--- BEGIN Data to use ---

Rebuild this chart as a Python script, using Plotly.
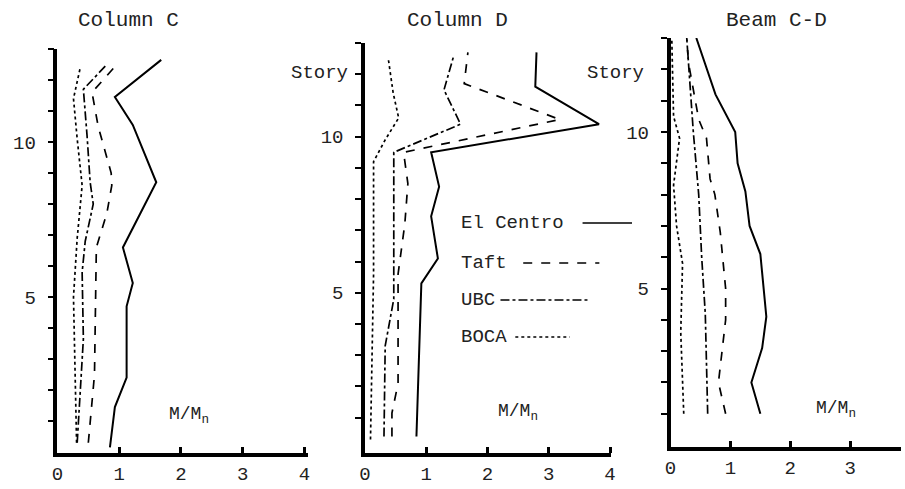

--- END Data to use ---
--- BEGIN Data to use ---

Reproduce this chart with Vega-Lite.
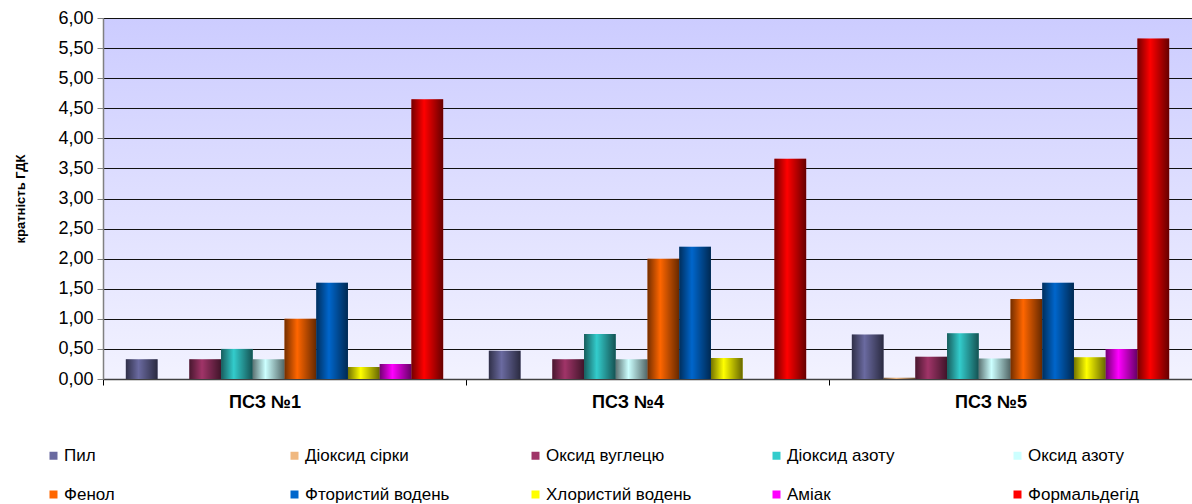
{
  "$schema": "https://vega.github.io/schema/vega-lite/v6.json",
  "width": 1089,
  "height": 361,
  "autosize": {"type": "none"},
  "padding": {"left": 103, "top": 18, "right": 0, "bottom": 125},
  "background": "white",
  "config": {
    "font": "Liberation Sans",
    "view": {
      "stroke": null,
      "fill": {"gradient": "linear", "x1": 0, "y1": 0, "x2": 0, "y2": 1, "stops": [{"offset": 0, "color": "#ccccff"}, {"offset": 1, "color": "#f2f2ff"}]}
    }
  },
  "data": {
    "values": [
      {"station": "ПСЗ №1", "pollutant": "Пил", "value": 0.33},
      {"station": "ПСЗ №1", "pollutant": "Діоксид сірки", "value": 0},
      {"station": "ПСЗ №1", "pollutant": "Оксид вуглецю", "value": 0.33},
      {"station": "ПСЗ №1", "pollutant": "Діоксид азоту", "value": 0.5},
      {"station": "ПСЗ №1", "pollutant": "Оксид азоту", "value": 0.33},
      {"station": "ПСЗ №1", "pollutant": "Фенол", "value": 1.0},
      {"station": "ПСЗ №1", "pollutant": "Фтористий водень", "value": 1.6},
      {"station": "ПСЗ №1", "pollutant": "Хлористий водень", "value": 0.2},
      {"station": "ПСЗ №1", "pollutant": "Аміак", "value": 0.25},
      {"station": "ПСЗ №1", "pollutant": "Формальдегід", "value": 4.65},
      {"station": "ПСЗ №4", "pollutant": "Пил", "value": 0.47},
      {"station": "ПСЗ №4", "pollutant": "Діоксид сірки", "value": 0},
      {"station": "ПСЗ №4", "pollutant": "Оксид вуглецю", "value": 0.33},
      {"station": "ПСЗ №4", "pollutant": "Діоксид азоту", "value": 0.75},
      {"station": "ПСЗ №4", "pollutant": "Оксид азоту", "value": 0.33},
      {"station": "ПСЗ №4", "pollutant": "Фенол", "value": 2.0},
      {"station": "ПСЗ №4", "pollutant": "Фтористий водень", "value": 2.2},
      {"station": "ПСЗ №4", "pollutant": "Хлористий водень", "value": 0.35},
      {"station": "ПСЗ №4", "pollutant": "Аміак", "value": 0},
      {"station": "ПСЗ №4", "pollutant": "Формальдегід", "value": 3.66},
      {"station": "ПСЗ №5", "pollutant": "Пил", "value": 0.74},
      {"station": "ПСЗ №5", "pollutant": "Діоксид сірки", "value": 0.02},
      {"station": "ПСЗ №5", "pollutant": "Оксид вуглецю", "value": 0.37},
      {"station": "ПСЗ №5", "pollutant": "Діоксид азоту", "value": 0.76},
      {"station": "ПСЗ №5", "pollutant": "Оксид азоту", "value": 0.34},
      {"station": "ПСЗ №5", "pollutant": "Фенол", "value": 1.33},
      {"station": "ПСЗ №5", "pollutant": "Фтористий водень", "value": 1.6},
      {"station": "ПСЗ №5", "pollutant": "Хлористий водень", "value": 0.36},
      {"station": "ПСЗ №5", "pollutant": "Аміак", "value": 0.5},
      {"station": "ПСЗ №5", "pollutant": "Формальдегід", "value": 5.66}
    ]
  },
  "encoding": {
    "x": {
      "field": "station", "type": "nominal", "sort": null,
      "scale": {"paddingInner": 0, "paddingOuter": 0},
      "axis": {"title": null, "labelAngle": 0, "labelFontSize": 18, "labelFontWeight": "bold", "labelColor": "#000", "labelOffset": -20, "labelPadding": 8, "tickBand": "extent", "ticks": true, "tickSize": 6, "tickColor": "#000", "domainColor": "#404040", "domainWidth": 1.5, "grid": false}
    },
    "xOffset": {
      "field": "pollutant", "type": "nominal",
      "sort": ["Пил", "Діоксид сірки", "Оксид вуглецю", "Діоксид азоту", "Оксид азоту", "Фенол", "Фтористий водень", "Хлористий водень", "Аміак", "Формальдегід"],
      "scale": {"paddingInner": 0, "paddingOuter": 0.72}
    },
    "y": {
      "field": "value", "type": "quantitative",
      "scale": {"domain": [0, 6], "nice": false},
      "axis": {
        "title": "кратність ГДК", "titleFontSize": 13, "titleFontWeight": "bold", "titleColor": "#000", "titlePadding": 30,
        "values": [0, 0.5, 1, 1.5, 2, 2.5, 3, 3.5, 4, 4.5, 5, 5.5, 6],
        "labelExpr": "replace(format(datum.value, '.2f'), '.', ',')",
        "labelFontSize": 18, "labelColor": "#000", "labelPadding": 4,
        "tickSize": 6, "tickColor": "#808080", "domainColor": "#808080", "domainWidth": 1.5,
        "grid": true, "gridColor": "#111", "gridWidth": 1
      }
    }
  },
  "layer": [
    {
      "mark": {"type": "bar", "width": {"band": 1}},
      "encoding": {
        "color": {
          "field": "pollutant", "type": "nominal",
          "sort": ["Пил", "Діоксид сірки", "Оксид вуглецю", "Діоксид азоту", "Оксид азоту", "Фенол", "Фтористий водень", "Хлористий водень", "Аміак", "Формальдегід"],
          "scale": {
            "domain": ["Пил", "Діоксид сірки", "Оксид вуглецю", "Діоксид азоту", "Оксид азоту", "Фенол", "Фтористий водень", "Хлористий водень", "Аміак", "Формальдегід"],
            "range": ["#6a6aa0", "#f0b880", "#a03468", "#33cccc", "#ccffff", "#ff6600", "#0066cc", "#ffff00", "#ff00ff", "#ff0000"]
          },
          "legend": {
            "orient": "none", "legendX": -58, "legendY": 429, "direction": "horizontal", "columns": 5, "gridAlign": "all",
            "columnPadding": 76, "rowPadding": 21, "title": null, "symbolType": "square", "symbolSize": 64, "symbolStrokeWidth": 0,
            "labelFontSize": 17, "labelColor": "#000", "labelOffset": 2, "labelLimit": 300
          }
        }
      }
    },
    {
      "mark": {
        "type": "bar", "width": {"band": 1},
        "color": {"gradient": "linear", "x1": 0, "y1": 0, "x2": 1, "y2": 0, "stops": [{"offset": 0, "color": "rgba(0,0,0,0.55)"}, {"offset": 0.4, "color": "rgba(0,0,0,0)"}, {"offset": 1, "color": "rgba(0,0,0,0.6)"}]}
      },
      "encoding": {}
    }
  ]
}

--- END Data to use ---

→ **What is required**: Pick out lines containing the word "chart", each one as written.

→ **Task answer**:
Rebuild this chart as a Python script, using Plotly.
Reproduce this chart with Vega-Lite.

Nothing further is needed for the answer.